Twenty-five Harvard student and alumni groups argued in court documents Thursday that the University’s race-conscious admissions policies are vital to the school’s educational mission.
“Given racial bias in standardized testing and endemic racial inequities in educational opportunities in primary and secondary school, Harvard must consider race if it is to assemble a diverse student body and achieve the educational benefits thereof,” lawyers representing the students wrote in the filing.
The students’ brief comes as part of an ongoing lawsuit that alleges Harvard discriminates against Asian-American applicants, a charge the University has repeatedly denied. Anti-affirmative action advocacy group Students for Fair Admissions brought the suit in 2014.
The student groups are partly being represented by lawyers from the NAACP Legal Defense Fund. Some of the groups seek to promote diversity or public service on Harvard’s campus, while others are affinity organizations. Ten of the groups are specifically targeted to Asian or Asian-American students.
The students’ brief was one of several filed Thursday. Economists, social scientists, and academics — as well as prominent legal organizations including the American Civil Liberties Union — also entered amicus briefs in support of Harvard’s admissions practices.
At least one brief fell decidedly on the other side of the issue. The United States Department of Justice on Thursday morning filed a statement of interest asserting Harvard’s admissions process inflicts “unlawful racial discrimination” against Asian-American hopefuls.
In their brief, the students noted that SFFA’s goal is to eliminate the use of race in college admissions — something the group’s president Edward Blum previously admitted to The Crimson in an email. The students’ filing argues the loss of affirmative action would lead to discrimination against minority students including Asian Americans.

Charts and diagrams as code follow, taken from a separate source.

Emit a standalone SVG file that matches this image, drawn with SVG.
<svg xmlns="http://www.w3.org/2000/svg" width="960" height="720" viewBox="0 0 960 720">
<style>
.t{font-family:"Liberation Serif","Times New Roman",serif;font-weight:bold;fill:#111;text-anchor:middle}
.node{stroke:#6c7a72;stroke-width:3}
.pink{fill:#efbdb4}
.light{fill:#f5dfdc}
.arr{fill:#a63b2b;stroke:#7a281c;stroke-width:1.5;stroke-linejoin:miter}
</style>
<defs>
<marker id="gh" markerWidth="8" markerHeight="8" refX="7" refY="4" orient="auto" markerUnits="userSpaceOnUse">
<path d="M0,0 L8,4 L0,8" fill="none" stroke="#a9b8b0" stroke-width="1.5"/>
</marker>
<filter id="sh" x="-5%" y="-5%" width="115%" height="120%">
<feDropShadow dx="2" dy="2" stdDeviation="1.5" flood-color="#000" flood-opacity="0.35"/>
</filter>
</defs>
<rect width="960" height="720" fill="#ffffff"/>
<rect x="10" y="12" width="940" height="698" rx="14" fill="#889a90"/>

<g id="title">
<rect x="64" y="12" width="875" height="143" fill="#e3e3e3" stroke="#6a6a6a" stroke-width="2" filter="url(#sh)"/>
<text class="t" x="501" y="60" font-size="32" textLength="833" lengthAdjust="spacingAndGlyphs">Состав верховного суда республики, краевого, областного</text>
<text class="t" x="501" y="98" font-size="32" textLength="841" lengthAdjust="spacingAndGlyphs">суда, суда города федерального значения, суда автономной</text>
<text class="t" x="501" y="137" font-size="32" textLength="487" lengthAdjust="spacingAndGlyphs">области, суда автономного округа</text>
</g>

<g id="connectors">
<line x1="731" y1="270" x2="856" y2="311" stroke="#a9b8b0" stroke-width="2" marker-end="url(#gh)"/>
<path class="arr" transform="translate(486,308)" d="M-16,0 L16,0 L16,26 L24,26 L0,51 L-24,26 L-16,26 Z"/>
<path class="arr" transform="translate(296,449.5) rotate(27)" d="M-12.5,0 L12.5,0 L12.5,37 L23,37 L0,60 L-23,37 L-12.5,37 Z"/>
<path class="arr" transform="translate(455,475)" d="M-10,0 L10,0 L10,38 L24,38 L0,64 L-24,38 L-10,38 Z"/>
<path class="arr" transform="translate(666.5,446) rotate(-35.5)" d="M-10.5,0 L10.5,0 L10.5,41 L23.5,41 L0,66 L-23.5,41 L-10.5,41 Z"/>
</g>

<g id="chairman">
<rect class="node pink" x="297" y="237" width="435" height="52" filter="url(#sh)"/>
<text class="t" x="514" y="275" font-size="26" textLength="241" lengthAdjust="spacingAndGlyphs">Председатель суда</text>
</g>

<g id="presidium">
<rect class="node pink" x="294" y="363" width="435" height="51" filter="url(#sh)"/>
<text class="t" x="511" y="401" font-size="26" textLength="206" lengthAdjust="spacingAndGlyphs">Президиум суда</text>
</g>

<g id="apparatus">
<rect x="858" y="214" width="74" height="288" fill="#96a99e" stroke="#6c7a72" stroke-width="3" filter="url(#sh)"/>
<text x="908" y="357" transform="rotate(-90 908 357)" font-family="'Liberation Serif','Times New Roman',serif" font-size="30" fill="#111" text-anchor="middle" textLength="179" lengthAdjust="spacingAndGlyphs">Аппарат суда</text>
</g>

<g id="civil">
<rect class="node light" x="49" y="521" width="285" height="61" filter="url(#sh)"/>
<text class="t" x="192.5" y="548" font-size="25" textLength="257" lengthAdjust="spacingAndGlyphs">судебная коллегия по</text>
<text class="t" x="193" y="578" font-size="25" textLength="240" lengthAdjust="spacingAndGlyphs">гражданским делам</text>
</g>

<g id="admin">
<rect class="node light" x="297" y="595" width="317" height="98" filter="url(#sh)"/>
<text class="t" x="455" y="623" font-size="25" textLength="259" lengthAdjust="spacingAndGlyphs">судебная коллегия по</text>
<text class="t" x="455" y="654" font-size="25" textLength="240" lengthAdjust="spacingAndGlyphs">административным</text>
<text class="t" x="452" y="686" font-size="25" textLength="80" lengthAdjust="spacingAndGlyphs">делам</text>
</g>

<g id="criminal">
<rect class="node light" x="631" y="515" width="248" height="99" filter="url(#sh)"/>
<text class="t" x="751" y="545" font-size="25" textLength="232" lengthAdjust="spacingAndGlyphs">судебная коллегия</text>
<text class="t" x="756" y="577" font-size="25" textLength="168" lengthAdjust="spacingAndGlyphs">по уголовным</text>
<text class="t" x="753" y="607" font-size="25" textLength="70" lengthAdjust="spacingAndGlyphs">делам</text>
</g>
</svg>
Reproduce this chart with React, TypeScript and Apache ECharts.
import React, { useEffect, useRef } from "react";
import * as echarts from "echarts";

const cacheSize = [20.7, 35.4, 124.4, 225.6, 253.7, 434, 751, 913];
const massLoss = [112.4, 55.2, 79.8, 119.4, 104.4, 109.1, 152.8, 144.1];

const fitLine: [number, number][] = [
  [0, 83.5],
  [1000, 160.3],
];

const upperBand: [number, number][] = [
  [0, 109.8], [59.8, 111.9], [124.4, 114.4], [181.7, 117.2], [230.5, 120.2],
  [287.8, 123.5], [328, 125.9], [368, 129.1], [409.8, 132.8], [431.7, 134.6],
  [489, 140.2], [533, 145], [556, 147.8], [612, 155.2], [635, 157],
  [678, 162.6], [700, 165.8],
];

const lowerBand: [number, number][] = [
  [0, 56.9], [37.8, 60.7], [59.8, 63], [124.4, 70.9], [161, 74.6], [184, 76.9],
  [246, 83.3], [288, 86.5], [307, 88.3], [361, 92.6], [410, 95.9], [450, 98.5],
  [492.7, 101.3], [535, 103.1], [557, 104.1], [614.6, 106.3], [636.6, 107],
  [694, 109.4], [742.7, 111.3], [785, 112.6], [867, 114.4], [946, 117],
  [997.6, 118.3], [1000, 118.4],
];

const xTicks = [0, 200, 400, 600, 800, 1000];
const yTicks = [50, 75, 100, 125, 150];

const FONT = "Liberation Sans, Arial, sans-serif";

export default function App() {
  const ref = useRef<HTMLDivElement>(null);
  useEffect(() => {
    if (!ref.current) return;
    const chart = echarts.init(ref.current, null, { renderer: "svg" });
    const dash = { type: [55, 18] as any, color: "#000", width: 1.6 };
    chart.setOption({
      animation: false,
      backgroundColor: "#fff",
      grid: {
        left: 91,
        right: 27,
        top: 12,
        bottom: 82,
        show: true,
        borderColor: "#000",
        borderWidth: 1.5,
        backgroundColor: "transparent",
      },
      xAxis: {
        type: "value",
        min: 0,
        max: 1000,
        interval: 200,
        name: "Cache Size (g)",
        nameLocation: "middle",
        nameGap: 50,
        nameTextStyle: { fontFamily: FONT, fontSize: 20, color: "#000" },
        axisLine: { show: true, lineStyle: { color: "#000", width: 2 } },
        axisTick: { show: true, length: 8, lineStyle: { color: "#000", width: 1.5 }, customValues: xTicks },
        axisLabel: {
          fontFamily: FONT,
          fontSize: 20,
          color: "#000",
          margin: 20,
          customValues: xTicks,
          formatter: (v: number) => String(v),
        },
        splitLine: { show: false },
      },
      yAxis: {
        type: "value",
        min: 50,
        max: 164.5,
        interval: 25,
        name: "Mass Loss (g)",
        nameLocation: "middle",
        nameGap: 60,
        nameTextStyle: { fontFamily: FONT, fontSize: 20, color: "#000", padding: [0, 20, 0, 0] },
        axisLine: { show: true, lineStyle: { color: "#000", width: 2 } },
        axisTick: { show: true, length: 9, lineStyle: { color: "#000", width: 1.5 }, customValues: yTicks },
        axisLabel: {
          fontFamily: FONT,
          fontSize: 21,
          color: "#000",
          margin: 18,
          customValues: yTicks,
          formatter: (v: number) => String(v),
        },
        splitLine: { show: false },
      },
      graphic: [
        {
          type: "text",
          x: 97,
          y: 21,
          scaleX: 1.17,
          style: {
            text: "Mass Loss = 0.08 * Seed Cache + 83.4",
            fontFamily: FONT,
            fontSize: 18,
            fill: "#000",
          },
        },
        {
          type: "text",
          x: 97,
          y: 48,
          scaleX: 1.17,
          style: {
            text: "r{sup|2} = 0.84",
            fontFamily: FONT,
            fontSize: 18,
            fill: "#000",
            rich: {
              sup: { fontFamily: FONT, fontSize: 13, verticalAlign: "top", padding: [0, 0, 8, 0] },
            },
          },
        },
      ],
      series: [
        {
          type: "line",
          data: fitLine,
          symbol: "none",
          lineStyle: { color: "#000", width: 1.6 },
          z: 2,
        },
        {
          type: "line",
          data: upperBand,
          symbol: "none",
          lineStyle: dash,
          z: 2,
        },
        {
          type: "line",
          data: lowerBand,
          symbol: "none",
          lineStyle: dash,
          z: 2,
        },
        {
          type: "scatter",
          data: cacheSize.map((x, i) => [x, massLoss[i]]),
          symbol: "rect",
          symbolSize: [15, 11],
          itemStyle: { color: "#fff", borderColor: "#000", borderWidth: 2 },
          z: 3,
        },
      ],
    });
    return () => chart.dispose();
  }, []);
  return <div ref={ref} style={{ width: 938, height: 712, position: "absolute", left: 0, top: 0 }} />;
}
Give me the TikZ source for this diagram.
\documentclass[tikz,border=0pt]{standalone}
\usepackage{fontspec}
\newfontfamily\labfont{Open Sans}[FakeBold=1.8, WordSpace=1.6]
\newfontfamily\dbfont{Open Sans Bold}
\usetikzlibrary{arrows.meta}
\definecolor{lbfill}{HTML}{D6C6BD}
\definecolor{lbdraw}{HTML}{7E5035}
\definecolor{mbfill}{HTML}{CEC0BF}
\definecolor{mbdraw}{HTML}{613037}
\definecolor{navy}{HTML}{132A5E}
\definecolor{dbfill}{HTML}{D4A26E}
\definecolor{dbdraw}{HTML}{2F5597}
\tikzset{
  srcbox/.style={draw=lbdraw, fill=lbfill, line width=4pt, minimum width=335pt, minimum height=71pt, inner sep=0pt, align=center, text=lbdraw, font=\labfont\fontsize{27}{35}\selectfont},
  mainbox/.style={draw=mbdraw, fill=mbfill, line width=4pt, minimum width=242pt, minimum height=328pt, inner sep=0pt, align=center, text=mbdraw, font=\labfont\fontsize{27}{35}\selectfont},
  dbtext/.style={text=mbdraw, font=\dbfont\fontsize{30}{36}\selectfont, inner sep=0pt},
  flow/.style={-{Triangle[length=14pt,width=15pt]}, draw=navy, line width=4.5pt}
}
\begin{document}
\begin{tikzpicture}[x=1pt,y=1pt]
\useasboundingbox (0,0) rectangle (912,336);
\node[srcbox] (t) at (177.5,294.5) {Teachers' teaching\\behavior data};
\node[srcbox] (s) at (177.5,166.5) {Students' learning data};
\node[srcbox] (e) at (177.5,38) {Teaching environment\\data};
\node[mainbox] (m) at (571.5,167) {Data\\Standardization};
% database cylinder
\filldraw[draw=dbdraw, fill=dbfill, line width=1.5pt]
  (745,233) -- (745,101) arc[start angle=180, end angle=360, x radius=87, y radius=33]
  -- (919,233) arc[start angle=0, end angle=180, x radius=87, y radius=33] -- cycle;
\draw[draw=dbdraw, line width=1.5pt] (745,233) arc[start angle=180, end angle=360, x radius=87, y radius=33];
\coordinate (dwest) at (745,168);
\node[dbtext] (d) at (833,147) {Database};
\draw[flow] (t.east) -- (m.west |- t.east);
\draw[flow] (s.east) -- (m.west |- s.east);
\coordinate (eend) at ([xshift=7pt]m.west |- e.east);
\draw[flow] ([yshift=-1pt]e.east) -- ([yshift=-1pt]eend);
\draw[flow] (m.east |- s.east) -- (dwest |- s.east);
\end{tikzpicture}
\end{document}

If universities could no longer consider race, the filing states, “applicants would no longer be able to present their authentic selves in their applications, deterring and disadvantaging applicants whose leadership and other experiences are inextricably intertwined with their racial and cultural heritage.”
Contrary to SFFA’s rhetoric, the student groups argue that race-conscious admissions actually benefits some Asian American applicants, especially those who are flagged as coming from “disadvantaged” backgrounds.
“Within the category of disadvantaged applicants, Asian Americans receive the largest preference in admissions,” the document reads. “Attention to the particular disadvantages faced by Asian Americans is important because this group has the highest intra-racial inequality.”
The students’ filing is specifically arguing against SFFA’s motion to decide the case without a trial. Experts have said that is unlikely.
The suit is set to go to trial in a Boston courtroom on Oct. 15.
The groups that signed the brief include:
21 Colorful Crimson
Harvard Black Alumni Society
Association of Black Harvard Women
Coalition for a Diverse Harvard
First Generation Harvard Alumni
Fuerza Latina of Harvard
Harvard Asian American Alumni Alliance
Harvard Asian American Brotherhood
Harvard Islamic Society
Harvard Japan Society
Harvard Korean Association
Harvard Latino Alumni Alliance
Harvard Minority Association of Pre-Medical Students
Harvard Phillips Brooks House Association
Harvard South Asian Association
Harvard University Muslim Alumni
Harvard Vietnamese Association
Harvard-Radcliffe Asian American Association
Harvard-Radcliffe Asian American Women’s Association
Harvard-Radcliffe Black Students Association
Harvard-Radcliffe Chinese Students Association
Kuumba Singers of Harvard College
Native American Alumni of Harvard University
Native Americans at Harvard College
Task Force on Asian and Pacific American Studies at Harvard
Correction: Sept. 5, 2018
A previous version of this story indicated that the 25 student groups are partly being represented by lawyers from the NAACP. In fact, they are being represented by lawyers from the NAACP Legal Defense Fund.